Recent tornadoes showcase need for radar in Charlotte - | WBTV Charlotte

Recent tornadoes showcase need for radar in Charlotte

(Ben Williamson | WBTV) (Ben Williamson | WBTV)

The National Weather Service confirmed an EF2 tornado touched down just east of Statesville Wednesday night, leaving homes damaged or destroyed.

Many people were sent running for cover with little warning.

“As soon as the warning beeped off, 'boom,'” said Mike Lamoureux, whose house was destroyed by the tornado. 

“No sooner than I could get in there, the whole house was shaking,” said Maxine Mitchell, who also weathered the storm.

According to the National Weather Service, a small EF0 tornado touched down briefly in Troutman between 3:20 and 3:25 p.m. A tornado warning was issued for Iredell County at 3:41 p.m. 

The tornado touched down again as an EF2 tornado just east of Statesville between 3:43 and 3:45 in the afternoon.

RELATED: Tornado rips through Iredell County, residents begin clean up

“We cannot wait for someone to die. The evidence is clear that we need Doppler Radar right here in this region - and we are going to get it,” said Congressman Robert Pittenger.

Congressman Pittenger has been vital in getting legislation passed that may possibly bring a Doppler Radar to Charlotte. Currently, the closest radar is in the Greenville-Spartanburg area which is more than 85 miles away from where the tornado hit.

“The problem is the farther you get away from a radar system, the higher that beam shoots. That means it is missing a lot of important information in the lowest two miles of the atmosphere - you can’t see it," said WBTV Chief Meteorologist Eric Thomas.

Thomas also played a key role in getting legislation passed to study and possibly implement a radar here in Charlotte.

RELATED: NC lawmaker introduces bill to get Charlotte Doppler radar

“Ten to 15-minute lead time is what we would like to hit for warnings,” said Thomas.

Thomas believes had a radar been in Charlotte on Wednesday, the warning may have been issued earlier.

“The troubling thing is, once again, the first tornado had no warning. There was damage. And it gets back to the fact that we do not have a powerful radar in the western part of North Carolina,” said Thomas.

Compare that to the eastern part of the state where there are three radars to be utilized.

Charlotte does have a radar at Charlotte-Douglas International Airport, but Thomas says that is a much smaller and weaker version than the ones used normally.

President Trump signed legislation earlier this year that will allow a team to study the need and possibility of bringing a Doppler Radar to Charlotte.

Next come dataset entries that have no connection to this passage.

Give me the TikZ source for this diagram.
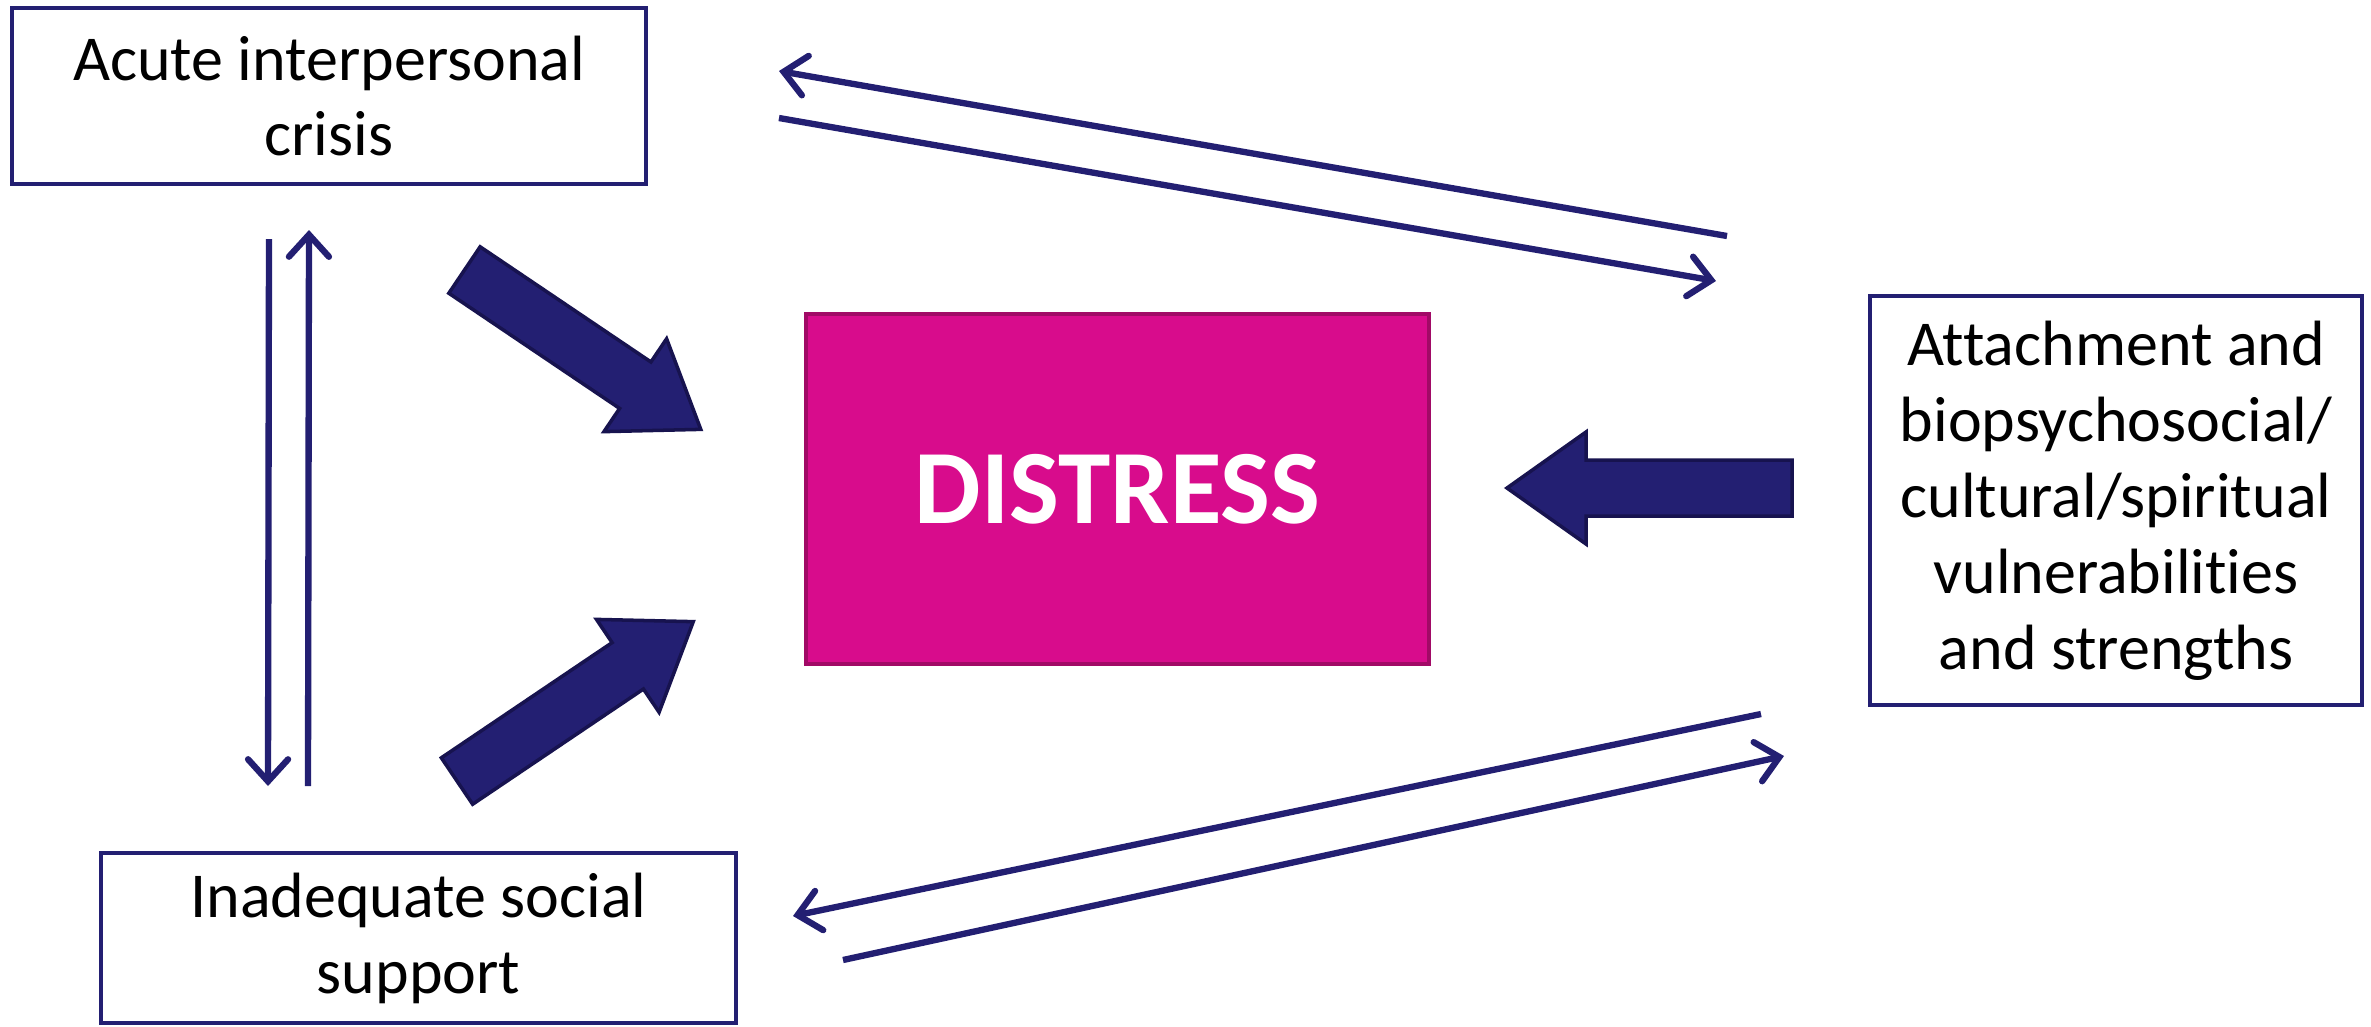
\documentclass[tikz,border=0pt]{standalone}
\usepackage{fontspec}
\setmainfont{Carlito}[Ligatures=NoCommon]
\usetikzlibrary{arrows.meta}
\definecolor{navy}{HTML}{231F72}
\definecolor{navydark}{HTML}{17134F}
\definecolor{pinkbox}{HTML}{D80C8C}
\definecolor{pinkdark}{HTML}{A10A66}
\tikzset{
  box/.style={draw=navy, line width=1.3pt, fill=white, align=center,
    inner sep=0pt, font=\fontsize{18.2}{21.6}\selectfont},
  core/.style={draw=pinkdark, line width=1.3pt, fill=pinkbox, text=white,
    inner sep=0pt, font=\fontsize{30}{34}\selectfont\bfseries},
  link/.style={draw=navy, line width=1.8pt,
    -{Straight Barb[length=2.2mm,width=4mm,line cap=round]}},
  fatarrow/.pic={
    \filldraw[fill=navy, draw=navydark, line width=1pt]
      (0,-28) -- (206,-28) -- (206,-56) -- (285,0) -- (206,56) -- (206,28) -- (0,28) -- cycle;
  }
}
\begin{document}
\begin{tikzpicture}[x=0.01cm, y=-0.01cm]
\useasboundingbox (0,0) rectangle (2371,1026);
% boxes
\node[box, minimum width=6.34cm, minimum height=1.76cm] (crisis) at (329,96) {Acute interpersonal\\crisis};
\node[core, minimum width=6.23cm, minimum height=3.50cm] (distress) at (1117.5,489) {DISTRESS};
\node[box, minimum width=4.92cm, minimum height=4.09cm] (attach) at (2116,500.5)
  {Attachment and\\biopsychosocial/\\cultural/spiritual\\vulnerabilities\\and strengths};
\node[box, minimum width=6.35cm, minimum height=1.70cm] (support) at (418.5,938) {Inadequate social\\support};
% big arrows into distress
\pic[rotate=-34] at (464.5,270) {fatarrow};
\pic[rotate=34] at (457,781) {fatarrow};
\pic[rotate=180] at (1792,488) {fatarrow};
% end points of the thin arrows
\coordinate (ca1) at (1727,236);
\coordinate (ca2) at (779,71);
\coordinate (ca3) at (779,118);
\coordinate (ca4) at (1716,281);
\coordinate (cs1) at (269,239);
\coordinate (cs2) at (268,786);
\coordinate (cs3) at (308,786);
\coordinate (cs4) at (309,230);
\coordinate (sa1) at (1761,714);
\coordinate (sa2) at (793,916);
\coordinate (sa3) at (843,960);
\coordinate (sa4) at (1784,756);
\draw[link] (ca1) -- (ca2);
\draw[link] (ca3) -- (ca4);
\draw[link] (cs1) -- (cs2);
\draw[link] (cs3) -- (cs4);
\draw[link] (sa1) -- (sa2);
\draw[link] (sa3) -- (sa4);
\end{tikzpicture}
\end{document}
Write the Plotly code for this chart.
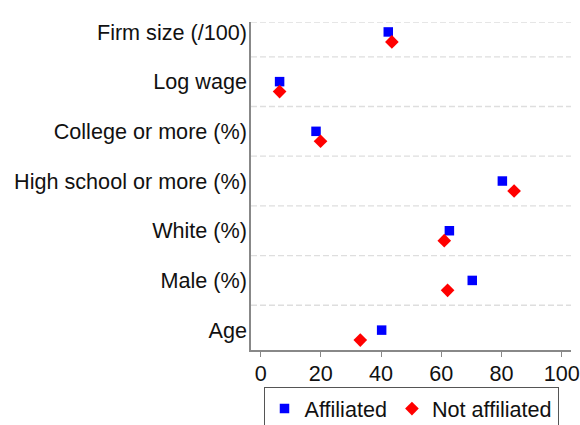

“It is 180 days and we are about 38 days into that for the review process. After that they have 90 days to implement the findings,” said Pittenger.

The National Weather Service says the times on their preliminary report are subject to change. They also say they were monitoring a number of storms on Wednesday and that many were showing rotation.

They say they wanted to have the highest confidence before issuing a warning.